Se la “macchina” funzionasse, per la collettività sarebbe tutto diverso. Ciò che si chiede ai politici sono meno promesse e più fatti! Motivi per indignarsi non mancano, ma certamente non possono essere questi le cause per allontanarsi dalla politica. Semmai servirebbe da parte degli elettori un dialogo più diretto e determinato con i candidati, per fare emergere, dall’una e dall’altra parte, che alcuni valori non sono negoziabili. Vedi quello della vita e delle condizioni disastrose per ridurre le differenze tra chi sta bene e chi stenta ad arrivare a fine mese.
In Italia servono riforme e una rinnovata politica sociale. Diversamente saremo costretti ad assistere all’inevitabile crescita delle disuguaglianze che determinano il riverbero del disagio e della povertà. Le famiglie hanno bisogno di più attenzioni, di aiuti per far crescere la natalità. Ed è necessario un ministero che, finalmente, si occupi dell’infanzia e dell’adolescenza.
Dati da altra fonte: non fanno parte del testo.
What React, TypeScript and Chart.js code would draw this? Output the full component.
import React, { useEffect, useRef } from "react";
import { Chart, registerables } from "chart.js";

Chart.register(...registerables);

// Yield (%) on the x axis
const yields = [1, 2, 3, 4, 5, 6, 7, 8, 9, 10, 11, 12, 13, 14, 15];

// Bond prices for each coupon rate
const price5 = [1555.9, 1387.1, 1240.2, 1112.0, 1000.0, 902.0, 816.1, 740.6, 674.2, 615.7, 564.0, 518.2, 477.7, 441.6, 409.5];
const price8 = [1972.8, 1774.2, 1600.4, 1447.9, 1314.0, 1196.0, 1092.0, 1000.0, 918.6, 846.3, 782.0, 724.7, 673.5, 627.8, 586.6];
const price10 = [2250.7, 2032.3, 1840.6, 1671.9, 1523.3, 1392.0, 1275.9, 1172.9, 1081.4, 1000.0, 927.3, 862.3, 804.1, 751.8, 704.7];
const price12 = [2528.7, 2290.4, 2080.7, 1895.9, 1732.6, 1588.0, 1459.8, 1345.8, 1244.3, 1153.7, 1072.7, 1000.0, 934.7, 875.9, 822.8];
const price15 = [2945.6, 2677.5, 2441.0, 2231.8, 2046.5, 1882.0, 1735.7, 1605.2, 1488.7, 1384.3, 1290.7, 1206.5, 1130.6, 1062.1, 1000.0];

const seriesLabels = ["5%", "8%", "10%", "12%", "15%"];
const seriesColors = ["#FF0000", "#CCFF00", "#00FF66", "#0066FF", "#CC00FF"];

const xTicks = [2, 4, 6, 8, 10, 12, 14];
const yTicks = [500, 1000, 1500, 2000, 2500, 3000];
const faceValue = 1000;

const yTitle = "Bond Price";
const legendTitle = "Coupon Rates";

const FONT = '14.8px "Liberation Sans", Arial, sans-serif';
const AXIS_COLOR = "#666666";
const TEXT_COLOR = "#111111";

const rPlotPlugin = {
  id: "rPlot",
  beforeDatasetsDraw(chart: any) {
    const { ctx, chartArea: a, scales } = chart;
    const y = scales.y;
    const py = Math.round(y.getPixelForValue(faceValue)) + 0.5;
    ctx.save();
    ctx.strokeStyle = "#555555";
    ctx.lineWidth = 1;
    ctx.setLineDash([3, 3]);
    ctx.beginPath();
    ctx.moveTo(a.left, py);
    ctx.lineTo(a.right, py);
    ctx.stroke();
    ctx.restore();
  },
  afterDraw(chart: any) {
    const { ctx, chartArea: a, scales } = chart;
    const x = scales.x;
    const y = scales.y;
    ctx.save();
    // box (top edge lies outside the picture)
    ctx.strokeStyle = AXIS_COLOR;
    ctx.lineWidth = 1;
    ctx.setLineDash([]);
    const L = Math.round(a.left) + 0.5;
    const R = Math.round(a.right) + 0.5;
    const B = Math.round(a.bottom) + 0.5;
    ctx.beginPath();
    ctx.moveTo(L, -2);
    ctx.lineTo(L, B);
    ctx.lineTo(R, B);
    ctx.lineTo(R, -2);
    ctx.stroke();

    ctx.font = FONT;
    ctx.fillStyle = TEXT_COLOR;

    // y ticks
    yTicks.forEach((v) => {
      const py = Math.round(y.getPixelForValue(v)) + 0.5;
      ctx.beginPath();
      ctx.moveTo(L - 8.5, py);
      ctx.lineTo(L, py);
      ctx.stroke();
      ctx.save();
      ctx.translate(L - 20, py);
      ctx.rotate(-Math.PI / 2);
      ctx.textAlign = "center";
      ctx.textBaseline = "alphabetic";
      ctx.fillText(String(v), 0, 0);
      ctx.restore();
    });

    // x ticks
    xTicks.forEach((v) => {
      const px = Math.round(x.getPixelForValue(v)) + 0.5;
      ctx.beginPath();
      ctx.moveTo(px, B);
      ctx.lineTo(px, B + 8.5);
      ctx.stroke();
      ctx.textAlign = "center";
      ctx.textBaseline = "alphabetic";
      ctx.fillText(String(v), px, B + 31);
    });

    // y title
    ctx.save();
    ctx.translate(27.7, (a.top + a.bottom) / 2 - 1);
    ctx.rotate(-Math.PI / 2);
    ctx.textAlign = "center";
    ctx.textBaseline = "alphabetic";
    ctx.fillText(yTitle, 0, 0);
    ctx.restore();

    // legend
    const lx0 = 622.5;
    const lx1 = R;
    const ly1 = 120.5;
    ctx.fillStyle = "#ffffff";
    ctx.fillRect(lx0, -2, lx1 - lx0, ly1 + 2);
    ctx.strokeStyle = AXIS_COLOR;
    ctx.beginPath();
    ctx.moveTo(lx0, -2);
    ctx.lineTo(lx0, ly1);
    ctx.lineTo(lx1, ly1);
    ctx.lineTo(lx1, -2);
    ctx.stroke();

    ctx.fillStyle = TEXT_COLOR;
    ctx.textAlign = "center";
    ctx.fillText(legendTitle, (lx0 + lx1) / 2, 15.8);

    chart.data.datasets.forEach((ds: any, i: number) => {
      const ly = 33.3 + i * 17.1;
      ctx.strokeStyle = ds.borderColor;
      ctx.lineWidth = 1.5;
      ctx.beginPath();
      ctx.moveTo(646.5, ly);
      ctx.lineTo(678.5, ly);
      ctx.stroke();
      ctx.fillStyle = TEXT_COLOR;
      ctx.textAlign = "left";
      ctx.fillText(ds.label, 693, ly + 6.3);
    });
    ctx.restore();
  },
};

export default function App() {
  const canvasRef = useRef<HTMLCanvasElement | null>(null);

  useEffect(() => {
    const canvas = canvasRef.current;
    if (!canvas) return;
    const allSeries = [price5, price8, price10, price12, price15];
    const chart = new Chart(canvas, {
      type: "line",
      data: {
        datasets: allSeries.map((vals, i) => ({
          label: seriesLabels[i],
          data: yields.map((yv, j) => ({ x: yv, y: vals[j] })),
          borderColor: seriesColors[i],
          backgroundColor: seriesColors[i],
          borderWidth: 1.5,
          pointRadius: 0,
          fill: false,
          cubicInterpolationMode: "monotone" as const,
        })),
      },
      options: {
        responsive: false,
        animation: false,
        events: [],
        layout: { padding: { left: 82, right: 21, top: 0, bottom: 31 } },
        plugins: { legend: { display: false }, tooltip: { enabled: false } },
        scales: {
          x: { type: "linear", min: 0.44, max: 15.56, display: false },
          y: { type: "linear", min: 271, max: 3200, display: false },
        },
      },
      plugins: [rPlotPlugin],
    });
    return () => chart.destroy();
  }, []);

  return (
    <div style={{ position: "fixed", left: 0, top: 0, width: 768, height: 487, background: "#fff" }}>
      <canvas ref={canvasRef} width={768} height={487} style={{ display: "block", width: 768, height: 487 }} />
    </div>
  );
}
Un altro obbiettivo cui il Paese mira è la riforma della legge finanziaria, che dovrebbe comprendere anche temi sulla famiglia e sui problemi sociali. Per la famiglia è indispensabile una riforma che dia certezze sociali sia per sostenere la natalità, sia per l’educazione dei figli. Per farlo è importante riconoscere a ciascuno il ruolo di soggetto sociale ed economico. Ciò che, invece, necessita di interventi urgenti, riguarda l’ ”emorragia” dei giovani che, conseguita la laurea, decidono di lasciare la Calabria (sono finora circa 460 mila, come ha reso noto Gazzetta del Sud) pronti per trasferirsi nelle città del Nord alla ricerca di un posto di lavoro. Se i “migliori” ci lasciano, qualcuno si domanda cosa rimanga della nostra regione? Sarebbe il caso che chi ha la responsabilità del territorio si determinasse a costringere taluni subalterni a smettere di operare in base alla vecchia regola, propria delle comunità deboli, delle gestioni clientelari. Insistere significa non avere dignità personale e, quel poco che è rimasta, perderla nel rapporto con i dipendenti oltre che con la società.
Tra malaffare, organizzazioni criminali, clientelismo, frammentazione del territorio regionale, non solo si può andare nell’unica direzione della fragilità sociale, ma certamente non si riuscirà mai a far emergere la Calabria dalla condizione nella quale taluni soggetti (alcuni messi ai vertici di uffici importanti) continuano a relegarla.